At the same time – here’s the cool part – the women in these contests have kept a solid grip on proportionality. They’re passionate about what they do. They’re intense. They’re competitive.

But they keep their showboating in check. If there’s trash-talking, it’s tame. The in-game celebration is authentic rather than choreographed, an emotional element within the game rather than the main attraction.

You don’t see the self-absorbed attitudes of entitlement that have landed so many male counterparts in off-the-court/field difficulties. 

In The Spokesman-Review’s Sports section on Monday, the day the Stanford-Gonzaga game dominated the coverage, at least three lesser stories touched on some of the negative sideshows that have become so common in big-time sports – a criminal trial, a recruiting violation, a labor dispute. And that was a slow day for athletic dysfunction.

You rarely read about such tawdry stuff involving women’s sports. We’re not sure about other teams elsewhere, but none of the GU women ran into trouble over marijuana-possession charges this season.

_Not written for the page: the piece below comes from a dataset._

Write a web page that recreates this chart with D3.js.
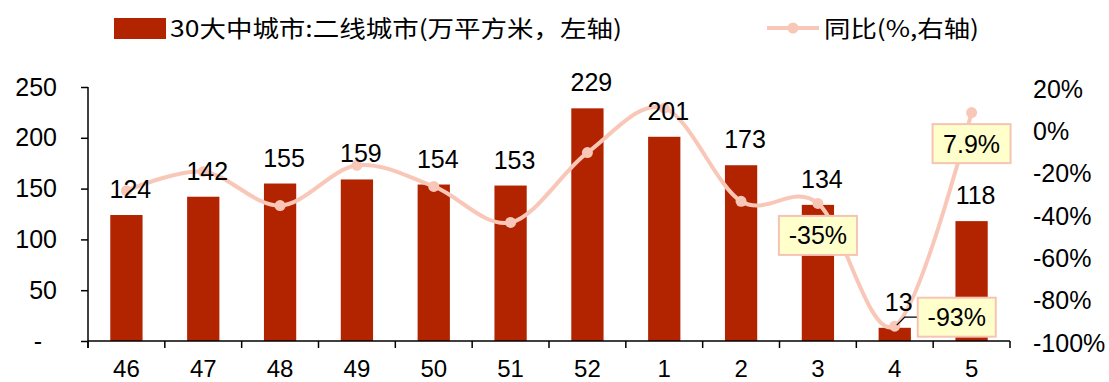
<!DOCTYPE html>
<html>
<head>
<meta charset="utf-8">
<script src="https://cdn.jsdelivr.net/npm/d3@7"></script>
<style>
  html, body { margin: 0; padding: 0; background: #fff; }
  svg { display: block; }
  text { font-family: "Liberation Sans", Arial, "Noto Sans CJK SC", sans-serif; fill: #000; }
</style>
</head>
<body>
<svg id="chart" width="1109" height="382"></svg>
<script>
// Weekly categories (week number)
const categories = ["46", "47", "48", "49", "50", "51", "52", "1", "2", "3", "4", "5"];
// Transaction area, 10k m² (left axis)
const areaValues = [124, 142, 155, 159, 154, 153, 229, 201, 173, 134, 13, 118];
// Year-on-year change, % (right axis)
const yoyValues = [-29, -20, -36, -17, -27, -44, -11, 10, -34, -35, -93, 7.9];
// Callout boxes on selected YoY points
const yoyCallouts = [
  { index: 9, text: "-35%" },
  { index: 10, text: "-93%" },
  { index: 11, text: "7.9%" }
];
const leftTicks = [0, 50, 100, 150, 200, 250];
const rightTicks = [-100, -80, -60, -40, -20, 0, 20];
const legendBarLabel = "30大中城市:二线城市(万平方米，左轴)";
const legendLineLabel = "同比(%,右轴)";

const barColor = "#B22400";
const lineColor = "#F9C7B8";
const boxFill = "#FFFFCC";
const boxStroke = "#F7C4B4";

const svg = d3.select("#chart");
const plot = { left: 88, right: 1010, top: 87, bottom: 341 };

const x = d3.scaleBand().domain(categories).range([plot.left, plot.right]).paddingInner(0).paddingOuter(0);
const yL = d3.scaleLinear().domain([0, 250]).range([plot.bottom, plot.top]);
const yR = d3.scaleLinear().domain([-100, 20]).range([plot.bottom, plot.top]);
const cx = c => x(c) + x.bandwidth() / 2;
const barW = x.bandwidth() * 0.42;

// Bars
svg.append("g").selectAll("rect").data(areaValues).join("rect")
  .attr("x", (d, i) => cx(categories[i]) - barW / 2)
  .attr("width", barW)
  .attr("y", d => yL(d))
  .attr("height", d => yL(0) - yL(d))
  .attr("fill", barColor);

// Left axis
const leftAxis = d3.axisLeft(yL).tickValues(leftTicks).tickSize(7).tickPadding(24)
  .tickFormat(d => d === 0 ? "-" : d);
const gL = svg.append("g").attr("transform", `translate(${plot.left},0)`).call(leftAxis);
gL.select(".domain").attr("d", `M0,${plot.top}V${plot.bottom + 7}`).attr("stroke", "#000").attr("stroke-width", 1.5);
gL.selectAll(".tick line").attr("stroke", "#000").attr("stroke-width", 1.5);
gL.selectAll(".tick text").style("font-size", "25px").style("font-family", "'Liberation Sans', Arial, sans-serif").attr("fill", "#000")
  .attr("x", d => d === 0 ? -46 : -31);

// Bottom axis: line with ticks at category boundaries
const gX = svg.append("g");
gX.append("line").attr("x1", plot.left).attr("x2", plot.right)
  .attr("y1", plot.bottom).attr("y2", plot.bottom).attr("stroke", "#000").attr("stroke-width", 1.5);
const boundaries = categories.map(c => x(c)).concat([plot.right]);
gX.selectAll("line.tk").data(boundaries).join("line").attr("class", "tk")
  .attr("x1", d => d).attr("x2", d => d)
  .attr("y1", plot.bottom).attr("y2", plot.bottom + 7)
  .attr("stroke", "#000").attr("stroke-width", 1.5);
gX.selectAll("text").data(categories).join("text")
  .attr("x", d => cx(d))
  .attr("y", 377)
  .attr("text-anchor", "middle")
  .style("font-size", "24px")
  .text(d => d);

// Right axis: labels only
const rightAxis = d3.axisRight(yR).tickValues(rightTicks).tickSize(0).tickPadding(23)
  .tickFormat(d => d + "%");
const gR = svg.append("g").attr("transform", `translate(${plot.right},0)`).call(rightAxis);
gR.select(".domain").remove();
gR.selectAll(".tick text").style("font-size", "25px").style("font-family", "'Liberation Sans', Arial, sans-serif").attr("fill", "#000")
  .attr("dy", "0.4em");

// YoY smooth line
const line = d3.line()
  .x((d, i) => cx(categories[i]))
  .y(d => yR(d))
  .curve(d3.curveCardinal.tension(0));
svg.append("path").datum(yoyValues)
  .attr("d", line)
  .attr("fill", "none")
  .attr("stroke", lineColor)
  .attr("stroke-width", 4)
  .attr("stroke-linecap", "round");
svg.append("g").selectAll("circle").data(yoyValues).join("circle")
  .attr("cx", (d, i) => cx(categories[i]))
  .attr("cy", d => yR(d))
  .attr("r", 5.5)
  .attr("fill", lineColor);

// Bar value labels, drawn above the line
svg.append("g").selectAll("text").data(areaValues).join("text")
  .attr("x", (d, i) => cx(categories[i]) + 4)
  .attr("y", d => yL(d) - 17)
  .attr("text-anchor", "middle")
  .style("font-size", "25px")
  .text(d => d);

// Callout boxes
const boxOffsets = { 9: { dx: 0, dy: 32 }, 10: { dx: 62, dy: -9 }, 11: { dx: 0, dy: 31 } };
const boxW = 78, boxH = 39;
const gC = svg.append("g");
yoyCallouts.forEach(c => {
  const px = cx(categories[c.index]);
  const py = yR(yoyValues[c.index]);
  const off = boxOffsets[c.index];
  const bx = px + off.dx, by = py + off.dy;
  if (c.index === 10) {
    // leader line from the point to the box
    gC.append("polyline")
      .attr("points", `${px + 2},${py - 1} ${px + 10},${by} ${bx - boxW / 2},${by}`)
      .attr("fill", "none").attr("stroke", "#000").attr("stroke-width", 1.2);
  }
  gC.append("rect")
    .attr("x", bx - boxW / 2).attr("y", by - boxH / 2)
    .attr("width", boxW).attr("height", boxH)
    .attr("fill", boxFill).attr("stroke", boxStroke).attr("stroke-width", 2);
  gC.append("text")
    .attr("x", bx).attr("y", by + 9)
    .attr("text-anchor", "middle")
    .style("font-size", "25px")
    .text(c.text);
});

// Legend
const gLeg = svg.append("g");
gLeg.append("rect").attr("x", 114).attr("y", 18).attr("width", 52).attr("height", 21).attr("fill", barColor);
gLeg.append("text").attr("x", 170).attr("y", 37)
  .style("font-size", "23px")
  .style("font-family", "'Noto Sans CJK SC', 'Liberation Sans', sans-serif")
  .attr("textLength", 452).attr("lengthAdjust", "spacingAndGlyphs")
  .text(legendBarLabel);
gLeg.append("line").attr("x1", 767).attr("x2", 819).attr("y1", 28).attr("y2", 28)
  .attr("stroke", lineColor).attr("stroke-width", 4);
gLeg.append("circle").attr("cx", 793).attr("cy", 28).attr("r", 5.5).attr("fill", lineColor);
gLeg.append("text").attr("x", 824).attr("y", 37)
  .style("font-size", "23px")
  .style("font-family", "'Noto Sans CJK SC', 'Liberation Sans', sans-serif")
  .attr("textLength", 155).attr("lengthAdjust", "spacingAndGlyphs")
  .text(legendLineLabel);
</script>
</body>
</html>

True, the tolerance for misconduct that has built up around men’s sports didn’t become common overnight. It has been evolving for a long time. Well before Michael Vick was welcomed back to the National Football League following a prison sentence for dogfighting, Heisman Trophy winner Billy Cannon went to prison for counterfeiting and was kicked out of the College Football Hall of Fame, only to be reinstated later.

This is not to say the men’s sports world lacks heroic figures, or that women’s success won’t eventually turn sour, too. But the familiar assertion that sports builds character has suffered obvious damage. The Courtney Vandersloots of the world are doing some necessary and greatly appreciated repair work.